══ Records provided
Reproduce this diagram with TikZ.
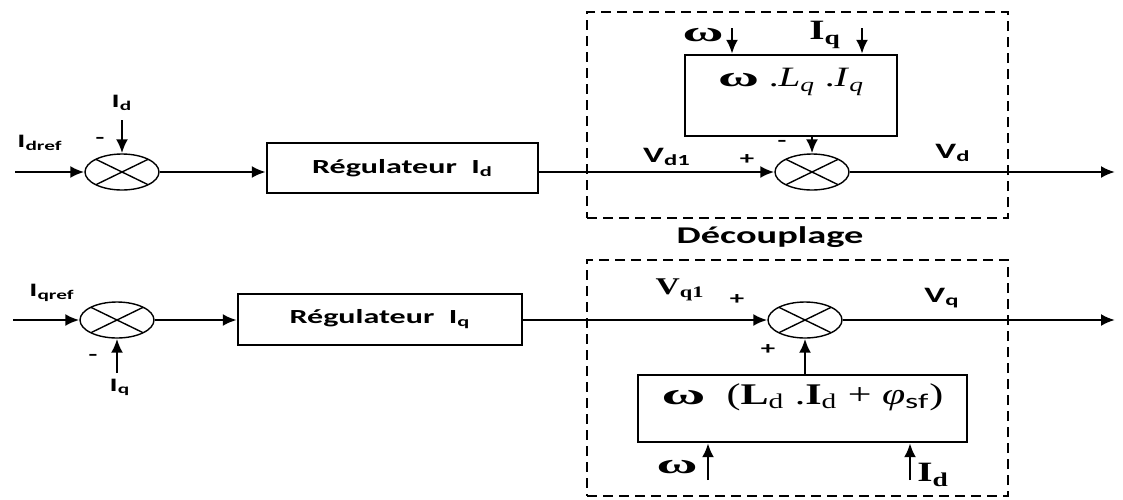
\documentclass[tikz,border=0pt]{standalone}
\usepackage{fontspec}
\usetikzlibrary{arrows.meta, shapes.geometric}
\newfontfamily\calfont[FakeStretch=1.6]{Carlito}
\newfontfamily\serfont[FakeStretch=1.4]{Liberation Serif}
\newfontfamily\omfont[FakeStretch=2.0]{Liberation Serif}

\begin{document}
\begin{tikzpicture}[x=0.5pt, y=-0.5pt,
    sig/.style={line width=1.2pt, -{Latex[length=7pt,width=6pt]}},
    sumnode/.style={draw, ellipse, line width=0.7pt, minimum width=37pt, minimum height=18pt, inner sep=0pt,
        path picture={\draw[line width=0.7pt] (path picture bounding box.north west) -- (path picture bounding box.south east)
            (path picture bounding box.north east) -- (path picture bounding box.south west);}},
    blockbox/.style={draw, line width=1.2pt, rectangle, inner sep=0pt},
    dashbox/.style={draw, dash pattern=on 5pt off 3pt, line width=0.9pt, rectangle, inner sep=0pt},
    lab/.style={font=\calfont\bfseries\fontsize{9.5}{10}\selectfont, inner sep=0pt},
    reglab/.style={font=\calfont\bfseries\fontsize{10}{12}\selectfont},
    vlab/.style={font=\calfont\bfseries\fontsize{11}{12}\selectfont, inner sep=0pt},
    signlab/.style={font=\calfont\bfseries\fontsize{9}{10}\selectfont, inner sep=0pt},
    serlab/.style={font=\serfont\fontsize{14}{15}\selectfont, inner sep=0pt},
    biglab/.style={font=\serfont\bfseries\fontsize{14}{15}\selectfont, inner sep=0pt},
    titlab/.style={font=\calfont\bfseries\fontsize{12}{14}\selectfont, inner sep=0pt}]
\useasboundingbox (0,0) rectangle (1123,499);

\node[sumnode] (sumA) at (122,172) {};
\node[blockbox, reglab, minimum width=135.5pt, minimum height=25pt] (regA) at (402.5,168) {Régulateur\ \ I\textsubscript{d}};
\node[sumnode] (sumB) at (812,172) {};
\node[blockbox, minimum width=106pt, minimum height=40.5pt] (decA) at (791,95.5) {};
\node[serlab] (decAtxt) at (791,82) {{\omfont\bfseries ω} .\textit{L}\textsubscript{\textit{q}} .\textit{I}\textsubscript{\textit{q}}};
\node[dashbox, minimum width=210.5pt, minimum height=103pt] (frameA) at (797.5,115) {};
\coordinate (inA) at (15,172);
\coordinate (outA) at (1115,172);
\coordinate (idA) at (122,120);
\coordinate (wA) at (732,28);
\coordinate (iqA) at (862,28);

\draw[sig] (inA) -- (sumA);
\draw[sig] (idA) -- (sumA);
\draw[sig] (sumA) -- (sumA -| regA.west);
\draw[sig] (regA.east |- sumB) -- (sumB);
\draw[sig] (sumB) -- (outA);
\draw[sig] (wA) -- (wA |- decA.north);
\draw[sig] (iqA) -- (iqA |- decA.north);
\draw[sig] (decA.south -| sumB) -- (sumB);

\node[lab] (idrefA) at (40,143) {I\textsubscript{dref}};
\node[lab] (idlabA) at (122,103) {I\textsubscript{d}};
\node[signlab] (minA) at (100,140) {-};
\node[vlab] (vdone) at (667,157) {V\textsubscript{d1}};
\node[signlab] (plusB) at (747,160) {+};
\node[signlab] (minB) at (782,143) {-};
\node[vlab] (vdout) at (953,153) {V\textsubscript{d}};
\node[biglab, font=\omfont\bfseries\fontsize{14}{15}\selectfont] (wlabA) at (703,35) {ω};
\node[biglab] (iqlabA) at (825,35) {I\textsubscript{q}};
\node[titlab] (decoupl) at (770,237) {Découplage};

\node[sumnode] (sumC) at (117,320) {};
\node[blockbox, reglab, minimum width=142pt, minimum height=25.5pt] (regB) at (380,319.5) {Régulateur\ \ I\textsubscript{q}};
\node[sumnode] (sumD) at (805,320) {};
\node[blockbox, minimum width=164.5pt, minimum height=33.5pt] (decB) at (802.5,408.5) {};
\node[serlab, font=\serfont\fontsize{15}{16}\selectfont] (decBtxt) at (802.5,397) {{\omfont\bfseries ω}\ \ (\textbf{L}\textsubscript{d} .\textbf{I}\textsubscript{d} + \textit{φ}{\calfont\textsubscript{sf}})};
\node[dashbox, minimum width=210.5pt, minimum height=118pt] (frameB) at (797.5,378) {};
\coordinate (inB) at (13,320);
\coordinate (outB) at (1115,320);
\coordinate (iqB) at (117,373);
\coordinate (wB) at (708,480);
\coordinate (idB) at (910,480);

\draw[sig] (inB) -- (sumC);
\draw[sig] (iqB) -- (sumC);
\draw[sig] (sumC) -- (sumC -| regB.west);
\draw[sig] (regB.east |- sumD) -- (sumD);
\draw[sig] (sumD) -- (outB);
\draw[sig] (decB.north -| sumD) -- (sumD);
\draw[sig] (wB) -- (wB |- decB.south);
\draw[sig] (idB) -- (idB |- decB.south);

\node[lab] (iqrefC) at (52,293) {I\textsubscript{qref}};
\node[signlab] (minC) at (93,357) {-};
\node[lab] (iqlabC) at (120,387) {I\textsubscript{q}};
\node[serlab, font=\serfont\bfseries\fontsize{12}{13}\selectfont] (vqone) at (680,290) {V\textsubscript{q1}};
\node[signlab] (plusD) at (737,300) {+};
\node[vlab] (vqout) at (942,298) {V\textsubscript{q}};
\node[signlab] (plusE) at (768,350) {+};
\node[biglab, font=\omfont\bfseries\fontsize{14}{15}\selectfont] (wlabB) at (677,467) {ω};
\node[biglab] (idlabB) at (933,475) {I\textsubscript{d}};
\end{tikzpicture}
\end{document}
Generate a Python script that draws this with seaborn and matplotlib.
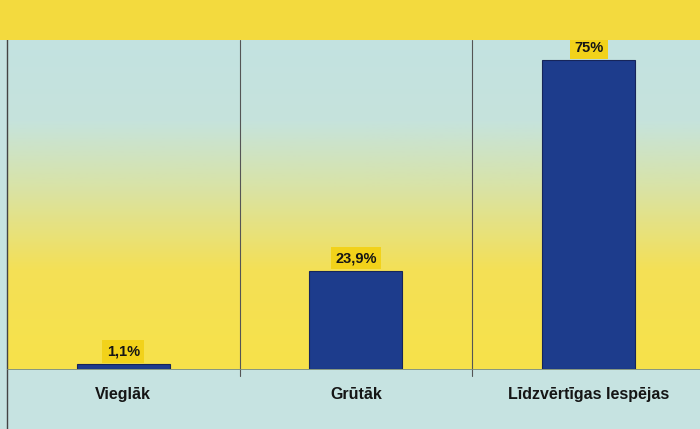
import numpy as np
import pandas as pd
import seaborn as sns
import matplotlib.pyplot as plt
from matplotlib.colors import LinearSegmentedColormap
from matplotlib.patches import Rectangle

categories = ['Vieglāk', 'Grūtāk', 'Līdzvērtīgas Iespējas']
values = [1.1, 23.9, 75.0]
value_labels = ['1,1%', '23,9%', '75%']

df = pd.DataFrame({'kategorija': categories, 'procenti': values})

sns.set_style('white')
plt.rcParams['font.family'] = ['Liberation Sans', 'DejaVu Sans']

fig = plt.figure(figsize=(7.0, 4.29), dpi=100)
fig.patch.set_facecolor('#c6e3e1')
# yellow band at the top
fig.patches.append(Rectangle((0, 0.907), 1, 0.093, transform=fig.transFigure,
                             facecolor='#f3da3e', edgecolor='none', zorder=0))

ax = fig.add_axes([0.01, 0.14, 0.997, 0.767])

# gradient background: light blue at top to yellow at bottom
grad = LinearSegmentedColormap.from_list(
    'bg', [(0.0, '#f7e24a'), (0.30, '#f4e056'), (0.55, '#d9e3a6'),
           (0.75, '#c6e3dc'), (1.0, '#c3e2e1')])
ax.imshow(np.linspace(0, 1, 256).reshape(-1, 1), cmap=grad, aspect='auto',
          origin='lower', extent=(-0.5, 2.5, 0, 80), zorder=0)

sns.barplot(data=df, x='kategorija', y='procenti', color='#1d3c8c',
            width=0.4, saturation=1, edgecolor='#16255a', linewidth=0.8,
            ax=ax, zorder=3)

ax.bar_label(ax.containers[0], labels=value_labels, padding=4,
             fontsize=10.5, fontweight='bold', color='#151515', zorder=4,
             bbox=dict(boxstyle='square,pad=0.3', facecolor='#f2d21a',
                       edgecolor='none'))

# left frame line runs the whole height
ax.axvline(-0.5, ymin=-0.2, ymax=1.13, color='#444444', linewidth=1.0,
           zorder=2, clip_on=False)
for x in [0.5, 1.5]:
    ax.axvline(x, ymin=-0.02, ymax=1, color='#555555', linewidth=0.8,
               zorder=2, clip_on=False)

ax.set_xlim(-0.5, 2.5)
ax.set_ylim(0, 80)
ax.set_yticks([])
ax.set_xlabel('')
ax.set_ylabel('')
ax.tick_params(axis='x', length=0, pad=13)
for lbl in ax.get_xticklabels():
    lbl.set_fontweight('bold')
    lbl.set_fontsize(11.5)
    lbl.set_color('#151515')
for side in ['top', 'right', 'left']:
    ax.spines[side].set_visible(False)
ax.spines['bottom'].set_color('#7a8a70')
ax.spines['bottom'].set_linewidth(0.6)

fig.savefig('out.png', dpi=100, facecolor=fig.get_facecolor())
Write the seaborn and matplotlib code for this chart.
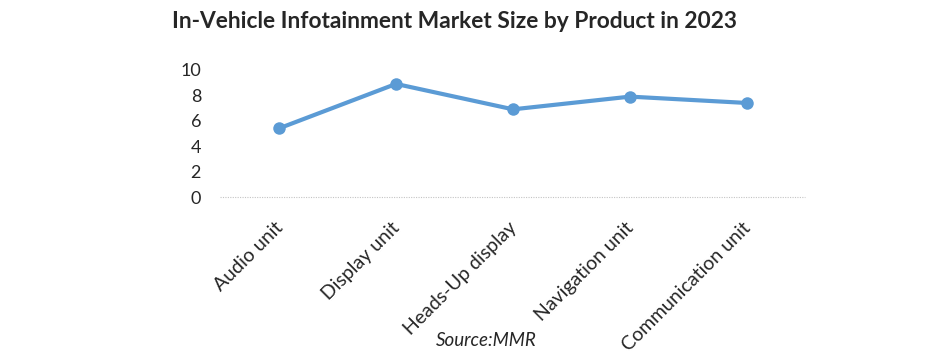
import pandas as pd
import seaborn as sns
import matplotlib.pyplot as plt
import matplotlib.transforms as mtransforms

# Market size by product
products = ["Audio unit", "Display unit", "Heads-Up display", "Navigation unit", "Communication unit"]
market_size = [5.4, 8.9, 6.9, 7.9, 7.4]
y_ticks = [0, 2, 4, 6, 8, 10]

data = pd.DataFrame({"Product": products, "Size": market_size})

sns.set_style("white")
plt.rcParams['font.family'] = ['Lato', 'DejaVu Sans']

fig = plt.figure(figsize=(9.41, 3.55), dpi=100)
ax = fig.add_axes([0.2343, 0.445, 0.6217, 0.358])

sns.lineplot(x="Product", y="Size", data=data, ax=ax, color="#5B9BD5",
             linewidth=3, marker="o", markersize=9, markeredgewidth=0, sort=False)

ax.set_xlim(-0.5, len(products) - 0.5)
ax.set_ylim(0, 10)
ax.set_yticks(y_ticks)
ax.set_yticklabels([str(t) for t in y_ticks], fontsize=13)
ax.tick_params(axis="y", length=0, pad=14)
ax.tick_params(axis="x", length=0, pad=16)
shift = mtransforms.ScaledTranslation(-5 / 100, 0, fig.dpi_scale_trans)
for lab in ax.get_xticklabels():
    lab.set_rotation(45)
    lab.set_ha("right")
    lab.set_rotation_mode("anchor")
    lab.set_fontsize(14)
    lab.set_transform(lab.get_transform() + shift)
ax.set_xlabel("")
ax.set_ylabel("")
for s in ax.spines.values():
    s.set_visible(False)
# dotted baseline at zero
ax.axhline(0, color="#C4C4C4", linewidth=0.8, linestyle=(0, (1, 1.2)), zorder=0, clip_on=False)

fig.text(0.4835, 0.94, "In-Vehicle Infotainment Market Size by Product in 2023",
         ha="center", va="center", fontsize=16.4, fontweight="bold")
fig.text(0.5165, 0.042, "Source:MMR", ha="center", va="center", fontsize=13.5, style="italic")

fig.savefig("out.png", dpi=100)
════
* **Directive**
In the listing above, find the line containing "Generate a Python" and the line containing "from matplotlib.patches import Rectangle", then return both of them and every line between, exactly, without pictures.

* **Result of this task**
Generate a Python script that draws this with seaborn and matplotlib.
import numpy as np
import pandas as pd
import seaborn as sns
import matplotlib.pyplot as plt
from matplotlib.colors import LinearSegmentedColormap
from matplotlib.patches import Rectangle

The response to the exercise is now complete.